Стас тоже не засыпал долго, другие и более тяжелые мысли вертелись в его голове на одну и ту же тему, хотя кто и когда соизмерил их тяжесть? Надежда поспала часок и проснулась, наверное, ее разбудила гнетущая аура мужа.
— Не спишь, Стас, почему?
— Думаю, Наденька, думаю о будущем, — он вздохнул, подложил руку под ее голову, прижал к себе.
— Давай вместе думать, — жена ласково взглянула на Стаса, стараясь в темноте разглядеть выражение лица, прочитать по глазам невысказанные мысли.
— Нет, Надюша, нет. Постарайся уснуть, для малыша сон очень важен, он живой и тоже спит и бодрствует, веселится и грустит, но только с тобой, вместе. Работы много, больные идут потоком, а еще надо подумать о новом бизнесе, как мы и договаривались. Хотелось перед родами побольше побыть с тобой, а получится наоборот. Ладно, спи, милая.
Она закрыла глаза, подумала: «Ничего, это не страшно, главное — мы вместе».

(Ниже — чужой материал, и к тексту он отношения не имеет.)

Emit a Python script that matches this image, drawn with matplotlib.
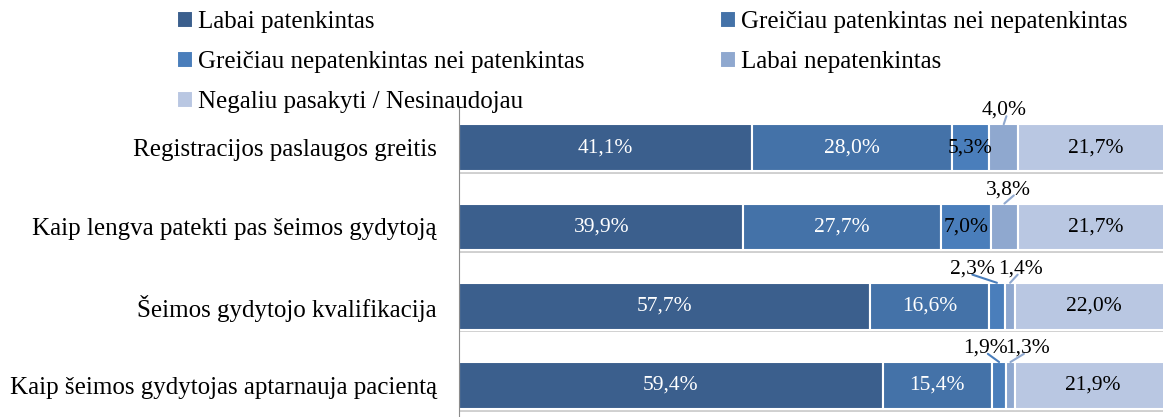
import matplotlib
matplotlib.use("Agg")
import matplotlib.pyplot as plt
import numpy as np

plt.rcParams['font.family'] = ['Liberation Serif', 'DejaVu Serif']

categories = ['Registracijos paslaugos greitis',
              'Kaip lengva patekti pas šeimos gydytoją',
              'Šeimos gydytojo kvalifikacija',
              'Kaip šeimos gydytojas aptarnauja pacientą']
series = ['Labai patenkintas',
          'Greičiau patenkintas nei nepatenkintas',
          'Greičiau nepatenkintas nei patenkintas',
          'Labai nepatenkintas',
          'Negaliu pasakyti / Nesinaudojau']
labai_pat = [41.1, 39.9, 57.7, 59.4]
greic_pat = [28.0, 27.7, 16.6, 15.4]
greic_nepat = [5.3, 7.0, 2.3, 1.9]
labai_nepat = [4.0, 3.8, 1.4, 1.3]
negaliu = [21.7, 21.7, 22.0, 21.9]

colors = ['#3b5f8d', '#4472a8', '#4a7ebb', '#8fa8cf', '#b9c7e2']
txt_colors = ['white', 'white', 'black', 'black', 'black']

data = np.array([labai_pat, greic_pat, greic_nepat, labai_nepat, negaliu])
y = np.arange(len(categories))
h = 0.59

fig = plt.figure(figsize=(11.63, 4.17), dpi=100)
ax = fig.add_axes([0.3947, -0.0192, 0.613, 0.760])

# soft shadow under each bar
ax.barh(y + 0.035, data.sum(axis=0), height=h, color='#d0d0d0', zorder=1)

handles = []
left = np.zeros(len(categories))
for i, vals in enumerate(data):
    b = ax.barh(y, vals, height=h, left=left, color=colors[i],
                edgecolor='white', linewidth=1.5, label=series[i], zorder=2)
    handles.append(b)
    for j, v in enumerate(vals):
        c = left[j] + v / 2
        if v >= 5:
            ax.text(c, y[j], f'{v:.1f}%'.replace('.', ','), ha='center', va='center',
                    color=txt_colors[i], fontsize=15.5, zorder=3)
    left += vals

# small values get a label above with a leader line
small = [(0, 3, 76.4, 0.56), (1, 3, 77.0, 0.63),
         (2, 2, 72.0, 0.5), (2, 3, 78.8, 0.43),
         (3, 2, 73.8, 0.56), (3, 3, 79.8, 0.41)]
for j, i, tx, rx in small:
    v = data[i][j]
    c = data[:i, j].sum() + v / 2
    ax.annotate(f'{v:.1f}%'.replace('.', ','), xy=(c, y[j] - h / 2), xytext=(tx, y[j] - 0.47),
                ha='center', va='center', fontsize=15.5, color='black',
                arrowprops=dict(arrowstyle='-', color=colors[i], lw=1.5, patchA=None,
                                relpos=(rx, 0.2), shrinkA=0, shrinkB=0))

ax.set_xlim(0, 100)
ax.set_ylim(3.5, -0.5)
ax.set_yticks(y)
ax.set_yticklabels(categories, fontsize=18)
ax.tick_params(axis='y', length=0, pad=16)
ax.set_xticks([])
for s in ['top', 'right', 'bottom']:
    ax.spines[s].set_visible(False)
ax.spines['left'].set_color('#8c8c8c')

order = [0, 2, 4, 1, 3]
fig.legend([handles[k] for k in order], [series[k] for k in order], ncol=2,
           loc='upper left', bbox_to_anchor=(0.137, 1.015), frameon=False,
           fontsize=18, handlelength=0.65, handleheight=0.65, handletextpad=0.2,
           labelspacing=0.71, columnspacing=5.4, borderpad=0.2)

fig.savefig('out.png', dpi=100)
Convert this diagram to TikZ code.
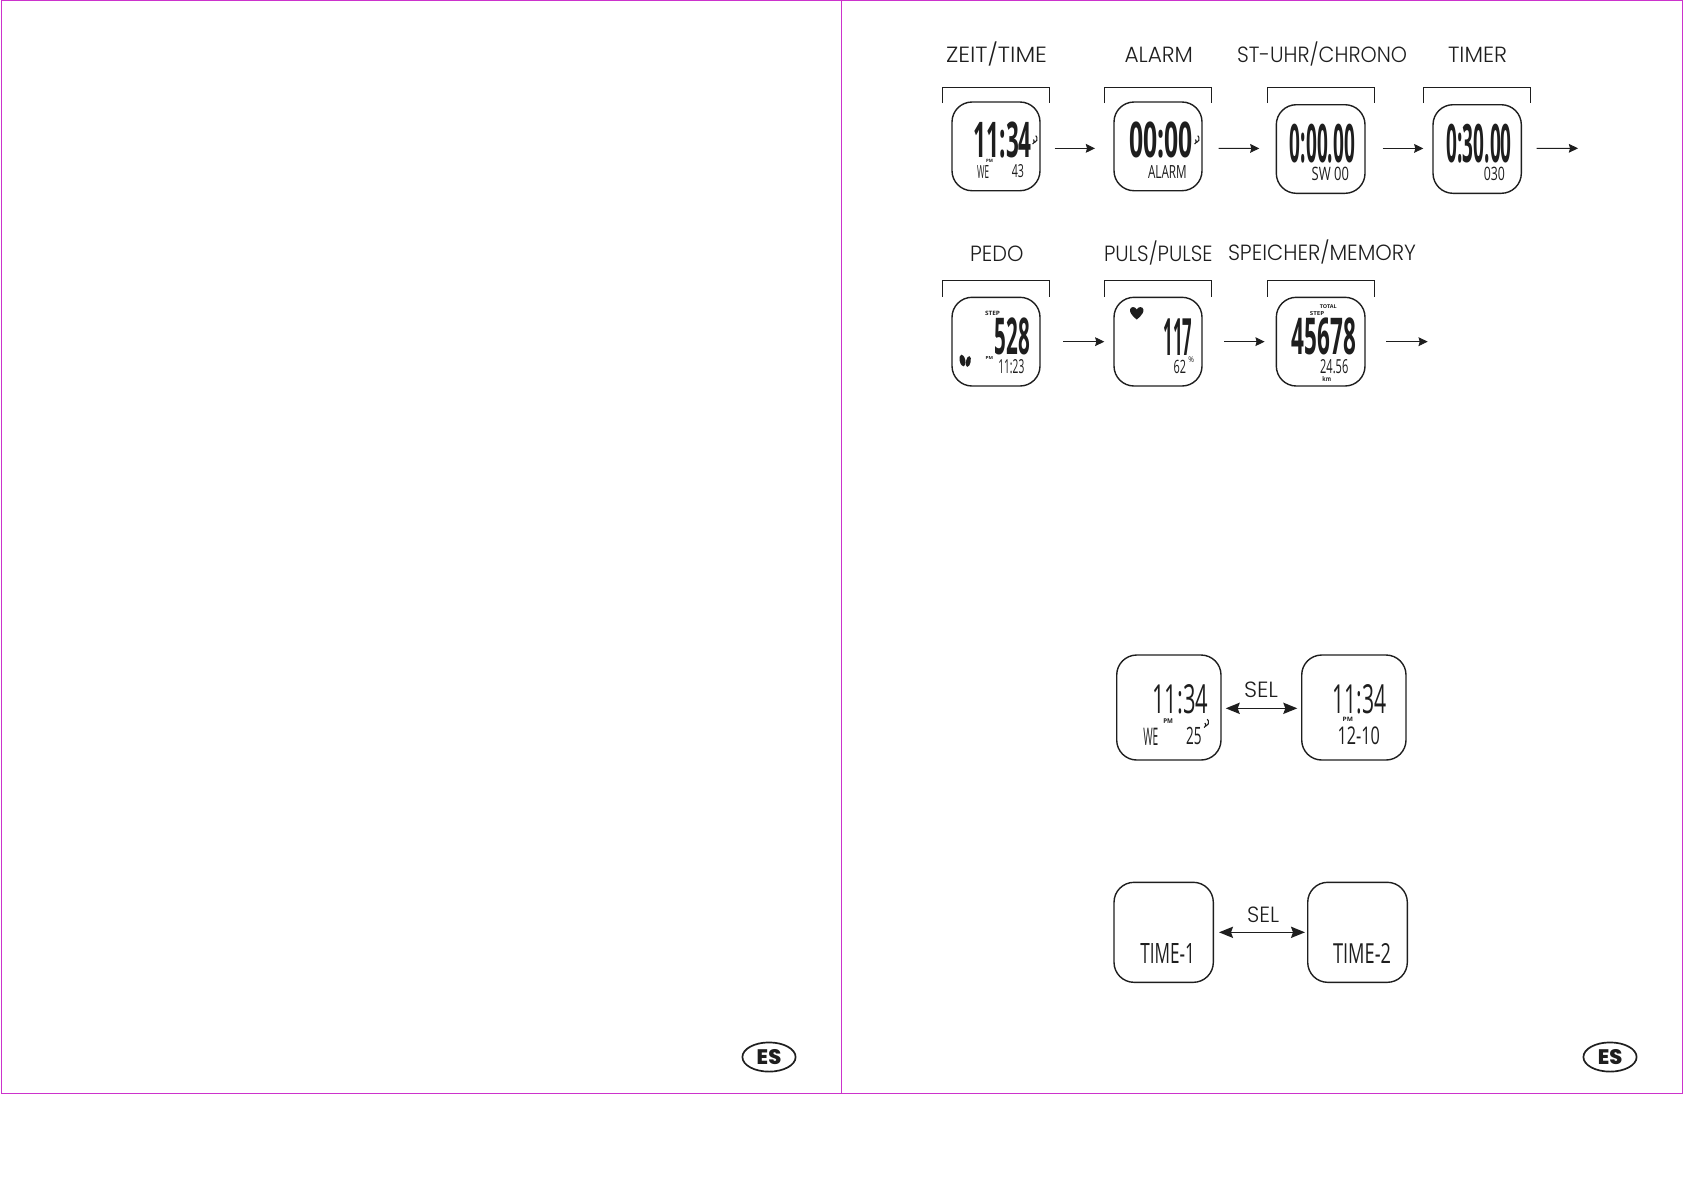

Дни бежали за днями и ничего не менялось. Приближались Надины роды, и Стас решил поговорить с Кэтваром — может, он найдет какой-то выход, предложит хоть что-нибудь. Хотя что можно здесь предложить, кроме болезненного хирургического вмешательства? Но он решился на разговор. Позвонил вечером домой, когда проводил Ирину, сказал, что задержится с Кэтваром. Надежда захотела приехать тоже, но он не разрешил ей вначале, потом передумал — пусть приедет, пообщается с Мариной, скучно одной. Но так уж устроены, видимо, женщины: предложил приехать, она отказалась.
Стас не захотел разговаривать с Кэтом у него и у себя на работе тоже, он попросил его посидеть в баре, в отдельном кабинете, заказал коньяк с лимоном.
— Знаешь, Кэт, хотел посоветоваться с тобой.
— Знаю, — перебил его Кэтвар.
— Откуда!? — удивился Стае.
— Не слепой, вижу. Ты мне вот что скажи — действительно обеих любишь?
— Да, поэтому и не знаю, что делать, как быть. Надежда вот-вот родит…
Он опрокинул рюмку коньяка в рот, опустил голову, закусывая лимоном и почему-то прислушиваясь к музыке в баре.
— А ты хоть предохранялся, когда спал с Ириной? — задал вопрос Кэтвар.
Стас вздрогнул, ответил ошарашено:
— Нет.
— И что ты считаешь, что она пустоцвет? Наверняка уже тоже беременна, хотя еще и не знает про это сама. Доктор называется, головкой думаешь — не головой. — Стас обхватил голову обеими руками, тупо уставился в бокал с коньяком. — Если бы не знал, не верил тебе, — продолжал Кэт, — давно бы решил этот вопрос сам, но ты любишь обеих и это факт. У тебя все, Стас, получается через задницу — то ты пьешь немеренно, то в тюрьме сидишь, то любишь не одну, а двоих сразу. Одно лишь хорошо — врач ты тоже необычный, классный врач. Ты думаешь, что я Бог или царь? Пришел ко мне — и я все рамсы развел сразу? Нет, дорогой, я такой же человек, как и ты, только головой думаю, а не жопой. Извини, не хотел обидеть. Когда приходит любовь — хоть чем думай, не прогонишь ее, а она, как зараза, выбирает объект по своему желанию, тут уж ничего не поделаешь.